И в этот момент в главный зал, через пролом в стене, который, видимо, проделали братья, вбежала Анисья. В руке у нее был тяжелый камень.
«Не трогай его!» — закричала она.
Егор, вернувшийся в дом, схватил её сзади. Но она, собрав последние силы, извернулась и со всей мочи ударила камнем не по нему. А по стене. По живому, стонущему телу дома.
Дом взвыл. Пронзительный, ультразвуковой крик боли пронесся по залу. Пульсация сердца сбилась окончательно, оно забилось в предсмертной конвульсии. Мама Марта, потеряв концентрацию, схватилась за голову. Её связь с домом на мгновение прервалась.
Это был мой шанс.
Я разжал пальцы и упал. Приземлился на упругую поверхность перед самым сердцем. Я вскочил на ноги, поднял свою арматуру.
«Прости», — прошептал я, глядя на гигантский, страдающий орган.
И я ударил.
Я вложил в этот удар всю свою силу, все свои знания архитектора. Я бил не в живую плоть. Я бил в точку сочленения. В тот самый шов, где мертвый гранит соединялся с живой тканью. В слабое место. В ошибку конструкции.
Раздался звук, похожий на треск раскалывающегося ледника.
Сердце-Камень не разбился. Он отделился. Словно я перерезал пуповину.
И всё замерло.
Пульсация прекратилась. Багровый свет начал медленно гаснуть. Крик в моей голове стих, сменившись одним последним, долгим, полным облегчения вздохом, который, казалось, выдохнул сам воздух в этом зале.
Егор и Тимофей, два мясных голема, застыли. Их тела начали высыхать, рассыпаться, превращаясь в горстки серой пыли и трухи. Через несколько секунд от них не осталось ничего.

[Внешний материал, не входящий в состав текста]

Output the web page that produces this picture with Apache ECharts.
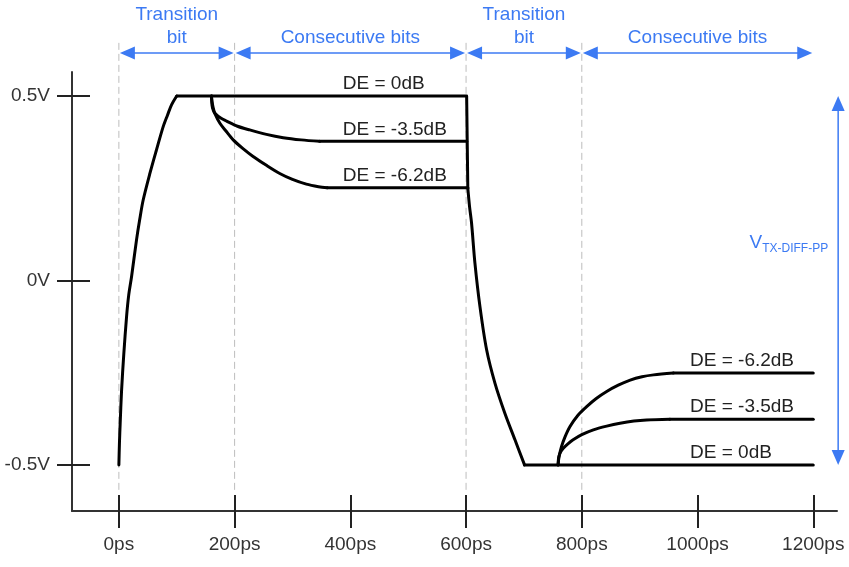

Мама Марта стояла на коленях. Её древнее, поддерживаемое волей Праматери тело, лишившись источника силы, старело на глазах. Кожа обвисла, глаза потухли. Она превратилась в обычную, иссохшую старуху, которая посмотрела на меня с последней искрой ненависти и рухнула замертво.
Дом умирал. Но он не рушился. Стены перестали дышать. Пол затвердел. С потолка перестала капать слизь. Он превращался в то, чем должен был быть всегда. В обычный, мертвый сруб. Процесс мумификации, длившийся века, завершился.
Я подошел к Анисье. Она сидела на полу, прижавшись к стене, и плакала. Тихо, беззвучно. Она плакала не от страха. А от облегчения.
Я протянул ей руку. Она взяла её. И мы вместе вышли из умирающего дома.
Мы не ушли далеко. Мы сидели на краю поляны, глядя на избу, которая теперь казалась просто старым, покосившимся домом. Она больше не была живой. Она стала памятником. Памятником великой жертве и великому проклятию.
Я не знал, что будет дальше. Я не мог вернуться в свой мир, к своим чертежам. Та часть меня умерла там, в чреве этого дома. Но здесь, рядом с этой девушкой, которая нашла в себе силы для бунта, я впервые за долгое время не чувствовал себя одиноким.
«Что мы будем делать?» — спросила она, глядя на меня своими огромными, всё ещё полными слёз глазами.
Я посмотрел на дом. Потом на свои руки. Руки архитектора. Руки хирурга.
«Не знаю, — ответил я. — Может, для начала… попробуем его починить. Только на этот раз — правильно».
Она слабо улыбнулась. И в этой улыбке, в тишине, наступившей над этим проклятым местом, я понял, что моя настоящая реконструкция только начинается.